───── Source excerpt ─────

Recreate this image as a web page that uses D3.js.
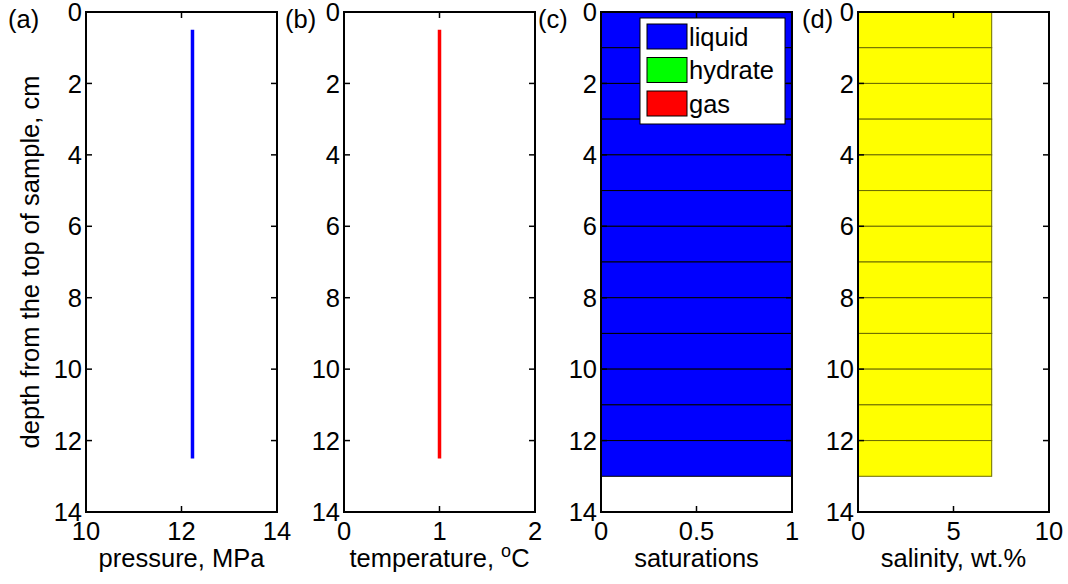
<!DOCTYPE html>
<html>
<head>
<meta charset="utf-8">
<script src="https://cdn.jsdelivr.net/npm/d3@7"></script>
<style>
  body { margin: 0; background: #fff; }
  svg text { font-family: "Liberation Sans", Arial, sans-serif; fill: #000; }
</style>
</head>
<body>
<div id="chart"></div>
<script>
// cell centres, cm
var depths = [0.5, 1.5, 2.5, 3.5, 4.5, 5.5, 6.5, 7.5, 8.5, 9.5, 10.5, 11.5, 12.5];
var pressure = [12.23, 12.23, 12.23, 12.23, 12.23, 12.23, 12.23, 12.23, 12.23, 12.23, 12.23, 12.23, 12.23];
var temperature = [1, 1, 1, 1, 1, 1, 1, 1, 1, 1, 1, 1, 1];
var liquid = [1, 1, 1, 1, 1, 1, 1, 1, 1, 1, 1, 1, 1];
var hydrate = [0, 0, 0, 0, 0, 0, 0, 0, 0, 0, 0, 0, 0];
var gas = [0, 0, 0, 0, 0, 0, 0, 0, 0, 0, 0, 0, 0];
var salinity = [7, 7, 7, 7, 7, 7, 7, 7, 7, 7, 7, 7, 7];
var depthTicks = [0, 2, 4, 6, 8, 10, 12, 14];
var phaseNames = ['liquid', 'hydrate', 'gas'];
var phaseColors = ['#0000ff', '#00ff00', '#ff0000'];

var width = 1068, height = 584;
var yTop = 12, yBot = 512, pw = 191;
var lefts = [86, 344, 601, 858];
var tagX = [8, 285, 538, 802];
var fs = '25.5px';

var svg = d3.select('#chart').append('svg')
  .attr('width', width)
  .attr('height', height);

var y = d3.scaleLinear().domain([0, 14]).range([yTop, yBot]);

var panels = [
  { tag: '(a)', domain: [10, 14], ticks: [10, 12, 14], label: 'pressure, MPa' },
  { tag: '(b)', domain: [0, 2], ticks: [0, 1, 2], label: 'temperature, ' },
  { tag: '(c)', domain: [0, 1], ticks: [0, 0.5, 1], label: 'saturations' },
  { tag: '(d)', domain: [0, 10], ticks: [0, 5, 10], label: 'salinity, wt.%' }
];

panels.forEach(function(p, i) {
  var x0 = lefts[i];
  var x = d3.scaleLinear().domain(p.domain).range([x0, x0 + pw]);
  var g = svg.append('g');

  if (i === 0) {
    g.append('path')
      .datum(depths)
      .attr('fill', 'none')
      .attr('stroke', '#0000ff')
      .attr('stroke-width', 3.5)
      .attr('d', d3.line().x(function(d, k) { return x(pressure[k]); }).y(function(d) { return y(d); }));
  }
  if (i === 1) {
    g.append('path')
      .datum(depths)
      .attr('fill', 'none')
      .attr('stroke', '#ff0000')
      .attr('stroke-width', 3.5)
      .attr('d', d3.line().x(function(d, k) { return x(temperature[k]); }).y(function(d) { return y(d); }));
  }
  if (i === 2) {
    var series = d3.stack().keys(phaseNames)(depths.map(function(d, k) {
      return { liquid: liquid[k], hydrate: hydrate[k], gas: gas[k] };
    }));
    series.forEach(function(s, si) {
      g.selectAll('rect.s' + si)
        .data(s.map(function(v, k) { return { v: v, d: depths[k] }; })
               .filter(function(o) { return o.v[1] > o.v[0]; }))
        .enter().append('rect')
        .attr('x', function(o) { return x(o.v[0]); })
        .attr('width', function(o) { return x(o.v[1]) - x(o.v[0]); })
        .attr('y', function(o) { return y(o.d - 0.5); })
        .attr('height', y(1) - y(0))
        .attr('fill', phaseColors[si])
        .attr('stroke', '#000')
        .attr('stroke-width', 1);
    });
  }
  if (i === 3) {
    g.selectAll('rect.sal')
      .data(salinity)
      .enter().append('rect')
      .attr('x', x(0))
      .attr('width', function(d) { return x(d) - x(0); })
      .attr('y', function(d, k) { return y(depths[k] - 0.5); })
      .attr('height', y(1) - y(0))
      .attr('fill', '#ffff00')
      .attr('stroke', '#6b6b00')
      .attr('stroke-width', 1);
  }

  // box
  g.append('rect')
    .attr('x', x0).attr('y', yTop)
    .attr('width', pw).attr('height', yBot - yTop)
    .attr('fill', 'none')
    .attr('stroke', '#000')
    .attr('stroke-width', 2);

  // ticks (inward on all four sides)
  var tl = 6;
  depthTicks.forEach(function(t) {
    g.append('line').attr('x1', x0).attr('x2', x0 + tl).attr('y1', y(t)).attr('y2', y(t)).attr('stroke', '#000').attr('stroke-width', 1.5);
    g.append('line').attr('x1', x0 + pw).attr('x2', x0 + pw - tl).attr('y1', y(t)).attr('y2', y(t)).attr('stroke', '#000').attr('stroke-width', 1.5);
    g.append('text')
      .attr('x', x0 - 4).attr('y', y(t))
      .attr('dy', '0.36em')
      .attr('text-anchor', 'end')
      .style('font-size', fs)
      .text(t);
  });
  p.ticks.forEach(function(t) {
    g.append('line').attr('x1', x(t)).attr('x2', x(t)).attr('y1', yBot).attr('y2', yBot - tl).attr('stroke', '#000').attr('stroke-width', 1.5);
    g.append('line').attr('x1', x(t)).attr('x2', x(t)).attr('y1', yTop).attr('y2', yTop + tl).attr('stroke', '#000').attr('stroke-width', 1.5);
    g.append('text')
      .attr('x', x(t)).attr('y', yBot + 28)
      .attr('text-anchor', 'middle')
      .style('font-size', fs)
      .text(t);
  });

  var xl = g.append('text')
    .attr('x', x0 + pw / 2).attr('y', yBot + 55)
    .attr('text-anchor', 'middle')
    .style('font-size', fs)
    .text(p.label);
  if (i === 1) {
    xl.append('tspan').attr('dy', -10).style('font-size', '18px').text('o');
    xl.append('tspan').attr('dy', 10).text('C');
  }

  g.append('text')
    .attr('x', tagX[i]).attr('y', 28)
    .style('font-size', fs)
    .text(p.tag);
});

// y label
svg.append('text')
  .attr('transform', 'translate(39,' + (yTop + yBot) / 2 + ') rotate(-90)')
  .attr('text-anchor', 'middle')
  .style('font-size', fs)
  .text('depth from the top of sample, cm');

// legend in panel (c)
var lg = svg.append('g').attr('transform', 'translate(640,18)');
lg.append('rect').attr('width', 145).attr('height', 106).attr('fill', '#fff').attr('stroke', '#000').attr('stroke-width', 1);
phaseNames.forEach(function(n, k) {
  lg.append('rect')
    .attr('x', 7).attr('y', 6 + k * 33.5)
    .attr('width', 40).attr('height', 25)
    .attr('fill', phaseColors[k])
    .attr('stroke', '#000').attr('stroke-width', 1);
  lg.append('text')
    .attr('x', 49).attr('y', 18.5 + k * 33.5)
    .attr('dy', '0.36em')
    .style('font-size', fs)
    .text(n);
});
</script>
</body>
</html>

─────

[What to work on] Restate the material word for word from its first line through the line containing "var phaseColors = ['#0000ff', '#00ff00', '#ff0000'];", both included; the pictures do not belong in it.

[Full answer]
Recreate this image as a web page that uses D3.js.
<!DOCTYPE html>
<html>
<head>
<meta charset="utf-8">
<script src="https://cdn.jsdelivr.net/npm/d3@7"></script>
<style>
  body { margin: 0; background: #fff; }
  svg text { font-family: "Liberation Sans", Arial, sans-serif; fill: #000; }
</style>
</head>
<body>
<div id="chart"></div>
<script>
// cell centres, cm
var depths = [0.5, 1.5, 2.5, 3.5, 4.5, 5.5, 6.5, 7.5, 8.5, 9.5, 10.5, 11.5, 12.5];
var pressure = [12.23, 12.23, 12.23, 12.23, 12.23, 12.23, 12.23, 12.23, 12.23, 12.23, 12.23, 12.23, 12.23];
var temperature = [1, 1, 1, 1, 1, 1, 1, 1, 1, 1, 1, 1, 1];
var liquid = [1, 1, 1, 1, 1, 1, 1, 1, 1, 1, 1, 1, 1];
var hydrate = [0, 0, 0, 0, 0, 0, 0, 0, 0, 0, 0, 0, 0];
var gas = [0, 0, 0, 0, 0, 0, 0, 0, 0, 0, 0, 0, 0];
var salinity = [7, 7, 7, 7, 7, 7, 7, 7, 7, 7, 7, 7, 7];
var depthTicks = [0, 2, 4, 6, 8, 10, 12, 14];
var phaseNames = ['liquid', 'hydrate', 'gas'];
var phaseColors = ['#0000ff', '#00ff00', '#ff0000'];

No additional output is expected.